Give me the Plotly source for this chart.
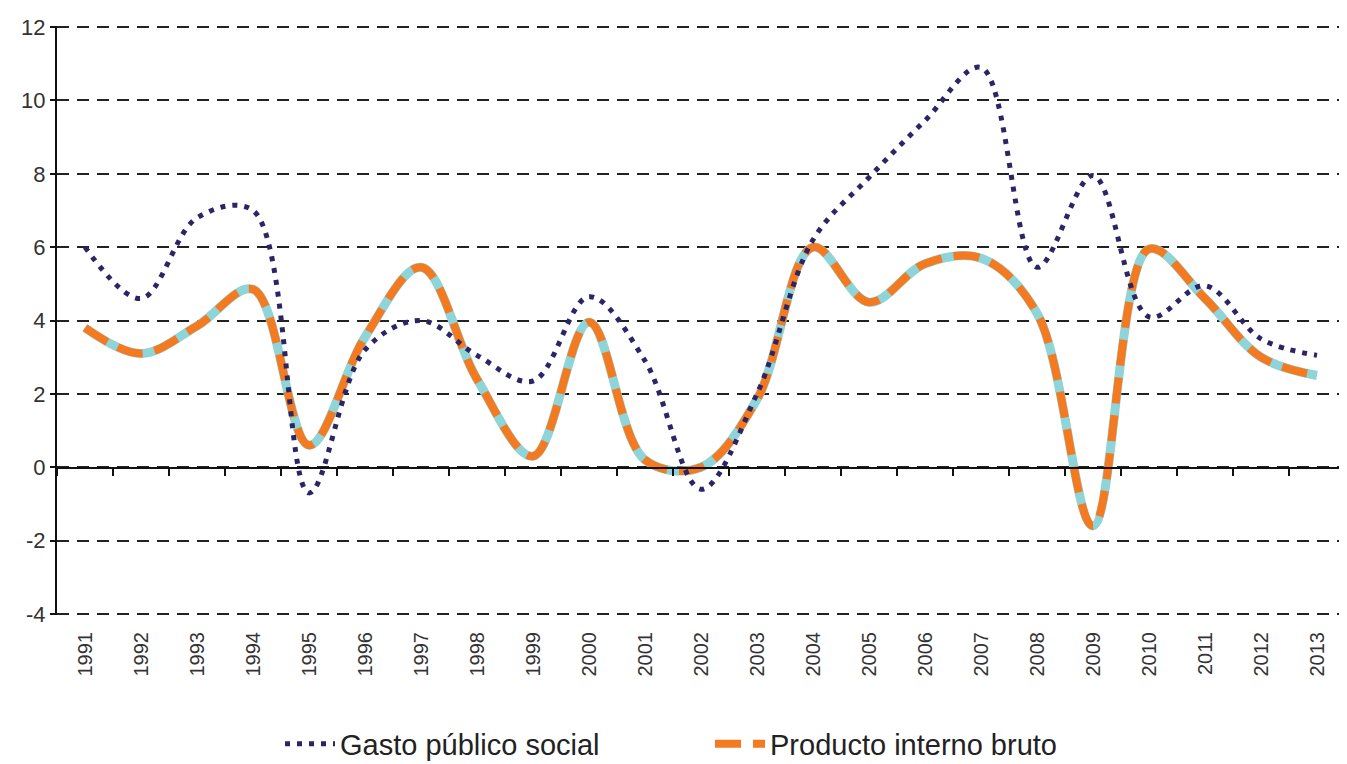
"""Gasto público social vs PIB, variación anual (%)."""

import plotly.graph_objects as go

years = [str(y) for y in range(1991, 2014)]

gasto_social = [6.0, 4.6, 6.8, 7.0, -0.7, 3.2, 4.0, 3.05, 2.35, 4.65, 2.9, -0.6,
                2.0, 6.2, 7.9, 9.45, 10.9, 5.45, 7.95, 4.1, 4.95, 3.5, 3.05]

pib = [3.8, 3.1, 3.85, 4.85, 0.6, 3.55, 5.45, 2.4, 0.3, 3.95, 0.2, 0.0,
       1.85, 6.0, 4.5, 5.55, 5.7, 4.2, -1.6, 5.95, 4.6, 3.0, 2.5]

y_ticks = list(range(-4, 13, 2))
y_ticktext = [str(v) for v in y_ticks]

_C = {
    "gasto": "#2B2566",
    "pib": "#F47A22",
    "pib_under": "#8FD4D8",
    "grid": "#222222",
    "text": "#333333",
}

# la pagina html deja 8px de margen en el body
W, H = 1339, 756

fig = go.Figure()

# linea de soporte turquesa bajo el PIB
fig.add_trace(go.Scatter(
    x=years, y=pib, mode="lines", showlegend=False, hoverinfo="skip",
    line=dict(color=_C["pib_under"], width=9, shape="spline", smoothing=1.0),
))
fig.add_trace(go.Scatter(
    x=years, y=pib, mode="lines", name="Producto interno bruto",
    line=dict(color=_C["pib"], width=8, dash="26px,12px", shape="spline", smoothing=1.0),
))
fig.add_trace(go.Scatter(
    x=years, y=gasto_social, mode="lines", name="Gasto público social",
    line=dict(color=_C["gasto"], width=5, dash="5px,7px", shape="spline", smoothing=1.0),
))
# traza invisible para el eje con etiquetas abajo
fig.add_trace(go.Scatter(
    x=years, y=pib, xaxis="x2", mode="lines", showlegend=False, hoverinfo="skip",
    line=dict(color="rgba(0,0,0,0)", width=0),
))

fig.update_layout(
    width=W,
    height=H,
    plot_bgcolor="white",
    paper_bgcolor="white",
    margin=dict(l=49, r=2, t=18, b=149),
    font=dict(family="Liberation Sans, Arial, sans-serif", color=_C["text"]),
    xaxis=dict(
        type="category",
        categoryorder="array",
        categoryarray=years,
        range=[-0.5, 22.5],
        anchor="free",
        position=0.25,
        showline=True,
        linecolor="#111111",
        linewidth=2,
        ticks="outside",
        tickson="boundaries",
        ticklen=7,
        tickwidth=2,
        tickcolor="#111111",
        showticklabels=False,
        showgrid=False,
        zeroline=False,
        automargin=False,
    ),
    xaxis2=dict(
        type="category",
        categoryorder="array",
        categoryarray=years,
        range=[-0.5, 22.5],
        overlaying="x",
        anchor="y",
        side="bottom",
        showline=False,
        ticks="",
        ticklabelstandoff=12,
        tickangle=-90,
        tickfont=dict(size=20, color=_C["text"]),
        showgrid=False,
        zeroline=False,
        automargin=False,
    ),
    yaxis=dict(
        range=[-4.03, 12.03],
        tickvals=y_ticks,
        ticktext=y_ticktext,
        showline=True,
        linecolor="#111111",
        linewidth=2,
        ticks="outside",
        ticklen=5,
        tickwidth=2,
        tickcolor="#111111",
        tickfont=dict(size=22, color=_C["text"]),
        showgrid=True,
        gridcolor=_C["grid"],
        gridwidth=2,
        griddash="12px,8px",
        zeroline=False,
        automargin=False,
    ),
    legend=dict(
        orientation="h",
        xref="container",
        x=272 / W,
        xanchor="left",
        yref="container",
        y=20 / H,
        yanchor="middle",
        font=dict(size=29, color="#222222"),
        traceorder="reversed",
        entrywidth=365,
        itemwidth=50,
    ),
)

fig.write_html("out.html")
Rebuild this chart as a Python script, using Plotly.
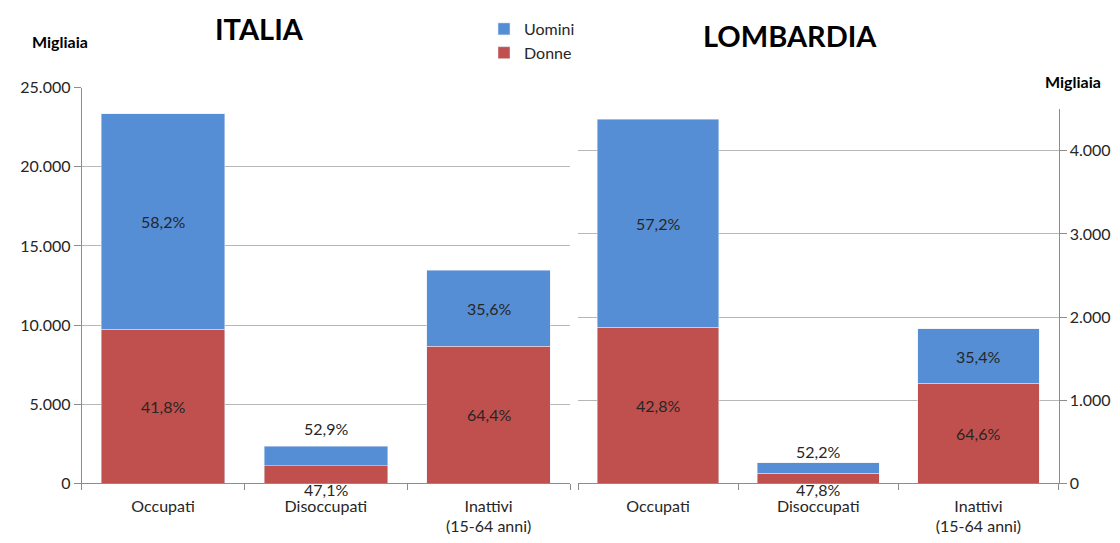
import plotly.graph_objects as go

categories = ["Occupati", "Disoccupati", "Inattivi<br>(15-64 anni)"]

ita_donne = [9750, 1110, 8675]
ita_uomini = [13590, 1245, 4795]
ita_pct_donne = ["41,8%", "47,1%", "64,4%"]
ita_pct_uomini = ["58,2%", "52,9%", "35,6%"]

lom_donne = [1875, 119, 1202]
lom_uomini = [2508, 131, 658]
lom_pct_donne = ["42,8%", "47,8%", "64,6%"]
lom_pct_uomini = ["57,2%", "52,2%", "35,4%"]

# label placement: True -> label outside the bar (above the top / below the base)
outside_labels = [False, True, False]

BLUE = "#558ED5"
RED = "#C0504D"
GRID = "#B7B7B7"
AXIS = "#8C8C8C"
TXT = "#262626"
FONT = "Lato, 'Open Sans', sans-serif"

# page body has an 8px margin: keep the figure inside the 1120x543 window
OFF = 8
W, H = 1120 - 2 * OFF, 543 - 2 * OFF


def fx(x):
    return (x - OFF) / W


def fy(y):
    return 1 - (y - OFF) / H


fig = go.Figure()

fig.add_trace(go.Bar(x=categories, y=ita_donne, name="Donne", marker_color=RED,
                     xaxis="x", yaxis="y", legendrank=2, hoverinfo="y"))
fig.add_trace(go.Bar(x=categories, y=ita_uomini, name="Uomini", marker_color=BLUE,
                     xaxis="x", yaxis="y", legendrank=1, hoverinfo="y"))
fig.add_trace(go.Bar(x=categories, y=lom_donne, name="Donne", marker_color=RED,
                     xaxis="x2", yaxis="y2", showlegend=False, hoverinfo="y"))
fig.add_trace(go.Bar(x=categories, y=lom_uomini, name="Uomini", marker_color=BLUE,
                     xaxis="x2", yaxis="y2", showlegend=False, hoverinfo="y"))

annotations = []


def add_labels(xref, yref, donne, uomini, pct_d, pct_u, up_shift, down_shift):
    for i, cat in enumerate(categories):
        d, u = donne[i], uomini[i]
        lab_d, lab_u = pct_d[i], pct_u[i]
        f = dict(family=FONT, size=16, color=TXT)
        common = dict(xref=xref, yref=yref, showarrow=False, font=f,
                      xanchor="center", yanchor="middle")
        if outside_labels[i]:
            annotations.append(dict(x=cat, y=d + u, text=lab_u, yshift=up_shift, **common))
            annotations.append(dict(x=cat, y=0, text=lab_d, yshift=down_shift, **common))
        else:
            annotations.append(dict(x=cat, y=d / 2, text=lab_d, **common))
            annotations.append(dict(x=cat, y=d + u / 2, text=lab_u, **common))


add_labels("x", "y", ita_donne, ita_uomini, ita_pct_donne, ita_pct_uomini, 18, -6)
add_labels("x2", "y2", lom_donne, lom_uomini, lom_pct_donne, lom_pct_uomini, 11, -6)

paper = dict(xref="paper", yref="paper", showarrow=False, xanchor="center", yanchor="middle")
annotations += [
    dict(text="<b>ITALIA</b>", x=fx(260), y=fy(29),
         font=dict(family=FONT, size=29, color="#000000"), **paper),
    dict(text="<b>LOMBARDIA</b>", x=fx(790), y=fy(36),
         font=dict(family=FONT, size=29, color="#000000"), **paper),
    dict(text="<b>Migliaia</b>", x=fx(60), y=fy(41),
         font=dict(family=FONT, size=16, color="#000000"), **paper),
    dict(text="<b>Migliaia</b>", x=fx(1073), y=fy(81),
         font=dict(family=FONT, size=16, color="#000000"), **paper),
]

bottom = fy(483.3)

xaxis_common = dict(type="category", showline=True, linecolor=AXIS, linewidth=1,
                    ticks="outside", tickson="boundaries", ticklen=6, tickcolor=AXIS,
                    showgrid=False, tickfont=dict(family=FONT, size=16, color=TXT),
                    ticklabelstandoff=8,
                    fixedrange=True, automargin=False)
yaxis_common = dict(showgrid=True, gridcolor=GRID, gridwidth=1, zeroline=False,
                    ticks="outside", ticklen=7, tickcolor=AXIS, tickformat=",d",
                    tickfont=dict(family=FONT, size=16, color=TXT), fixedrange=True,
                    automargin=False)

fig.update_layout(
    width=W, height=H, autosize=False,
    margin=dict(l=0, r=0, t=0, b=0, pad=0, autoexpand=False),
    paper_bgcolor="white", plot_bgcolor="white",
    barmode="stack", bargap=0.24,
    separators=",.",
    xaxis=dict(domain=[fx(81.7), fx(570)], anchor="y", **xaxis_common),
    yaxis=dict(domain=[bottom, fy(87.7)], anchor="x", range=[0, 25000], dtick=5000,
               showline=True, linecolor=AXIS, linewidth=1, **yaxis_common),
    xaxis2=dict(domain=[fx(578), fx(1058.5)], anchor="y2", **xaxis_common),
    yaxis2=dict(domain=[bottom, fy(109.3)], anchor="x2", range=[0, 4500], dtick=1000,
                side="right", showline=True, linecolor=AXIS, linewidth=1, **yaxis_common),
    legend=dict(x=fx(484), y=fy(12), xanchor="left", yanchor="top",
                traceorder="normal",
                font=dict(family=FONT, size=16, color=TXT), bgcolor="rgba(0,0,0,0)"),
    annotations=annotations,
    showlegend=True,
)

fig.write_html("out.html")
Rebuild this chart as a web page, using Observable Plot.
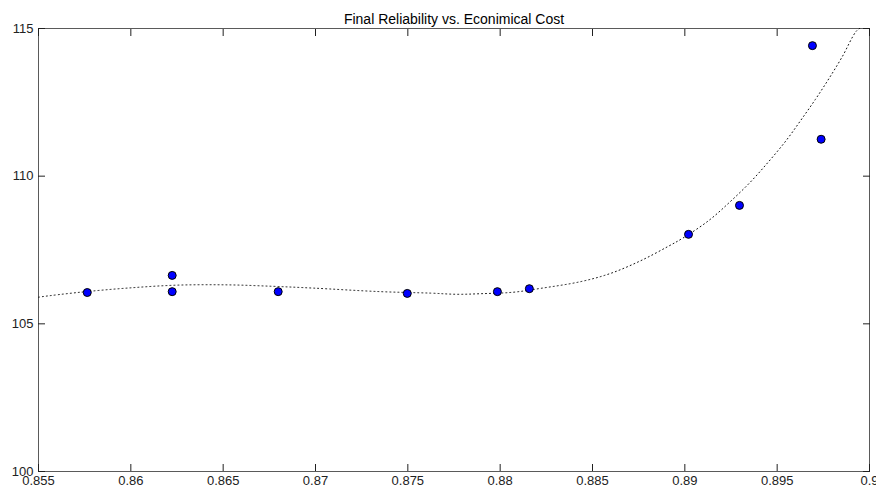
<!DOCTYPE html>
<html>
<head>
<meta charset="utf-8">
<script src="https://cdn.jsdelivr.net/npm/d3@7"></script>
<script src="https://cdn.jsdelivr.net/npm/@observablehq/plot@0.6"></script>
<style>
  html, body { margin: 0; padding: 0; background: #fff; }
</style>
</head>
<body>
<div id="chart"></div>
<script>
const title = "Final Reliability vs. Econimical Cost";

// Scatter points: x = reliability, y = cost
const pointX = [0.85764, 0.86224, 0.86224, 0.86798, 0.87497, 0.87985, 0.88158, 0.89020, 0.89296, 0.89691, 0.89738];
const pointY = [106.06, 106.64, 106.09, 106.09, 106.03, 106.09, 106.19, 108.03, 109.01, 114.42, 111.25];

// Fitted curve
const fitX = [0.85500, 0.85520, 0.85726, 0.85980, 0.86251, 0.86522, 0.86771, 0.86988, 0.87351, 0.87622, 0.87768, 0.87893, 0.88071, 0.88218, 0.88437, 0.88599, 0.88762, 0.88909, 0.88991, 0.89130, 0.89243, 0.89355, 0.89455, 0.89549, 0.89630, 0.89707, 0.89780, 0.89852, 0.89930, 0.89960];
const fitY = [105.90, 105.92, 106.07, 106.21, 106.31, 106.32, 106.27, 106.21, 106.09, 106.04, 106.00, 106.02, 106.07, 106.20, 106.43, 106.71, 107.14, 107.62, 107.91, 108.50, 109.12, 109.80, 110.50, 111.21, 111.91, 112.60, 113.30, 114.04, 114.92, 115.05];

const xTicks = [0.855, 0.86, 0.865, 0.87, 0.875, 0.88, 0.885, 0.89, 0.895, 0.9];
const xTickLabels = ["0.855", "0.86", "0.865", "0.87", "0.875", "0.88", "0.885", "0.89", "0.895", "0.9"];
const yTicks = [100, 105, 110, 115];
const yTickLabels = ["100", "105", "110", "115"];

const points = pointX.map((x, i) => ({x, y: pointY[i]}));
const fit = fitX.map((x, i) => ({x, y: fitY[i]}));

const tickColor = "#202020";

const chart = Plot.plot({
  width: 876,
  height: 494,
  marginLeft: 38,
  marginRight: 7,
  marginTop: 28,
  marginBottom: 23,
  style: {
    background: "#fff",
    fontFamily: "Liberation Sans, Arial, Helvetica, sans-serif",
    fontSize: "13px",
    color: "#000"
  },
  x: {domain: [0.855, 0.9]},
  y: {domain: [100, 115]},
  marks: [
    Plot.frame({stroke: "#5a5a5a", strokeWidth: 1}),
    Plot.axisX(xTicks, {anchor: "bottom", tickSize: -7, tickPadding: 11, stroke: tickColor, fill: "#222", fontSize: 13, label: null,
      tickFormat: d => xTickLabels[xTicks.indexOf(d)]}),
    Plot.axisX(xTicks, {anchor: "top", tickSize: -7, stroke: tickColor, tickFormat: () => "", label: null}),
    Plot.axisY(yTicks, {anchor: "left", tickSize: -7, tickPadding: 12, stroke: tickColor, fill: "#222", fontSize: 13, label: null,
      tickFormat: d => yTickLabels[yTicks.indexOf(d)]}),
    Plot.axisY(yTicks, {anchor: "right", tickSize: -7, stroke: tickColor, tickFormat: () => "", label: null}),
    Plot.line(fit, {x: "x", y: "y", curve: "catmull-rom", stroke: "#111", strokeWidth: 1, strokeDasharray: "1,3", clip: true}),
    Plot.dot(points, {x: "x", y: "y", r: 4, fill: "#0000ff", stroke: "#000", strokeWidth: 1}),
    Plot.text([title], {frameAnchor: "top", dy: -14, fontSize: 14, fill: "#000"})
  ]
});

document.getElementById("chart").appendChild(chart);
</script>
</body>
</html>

AIM OF THE TASK
From the first line above down to the line with "2.0, 6.2, 7.9, 9.45, 10.9, 5.45, 7.95, 4.1, 4.95, 3.5, 3.05]", reproduce every line and no others, omitting pictures.

FINAL ANSWER
Give me the Plotly source for this chart.
"""Gasto público social vs PIB, variación anual (%)."""

import plotly.graph_objects as go

years = [str(y) for y in range(1991, 2014)]

gasto_social = [6.0, 4.6, 6.8, 7.0, -0.7, 3.2, 4.0, 3.05, 2.35, 4.65, 2.9, -0.6,
                2.0, 6.2, 7.9, 9.45, 10.9, 5.45, 7.95, 4.1, 4.95, 3.5, 3.05]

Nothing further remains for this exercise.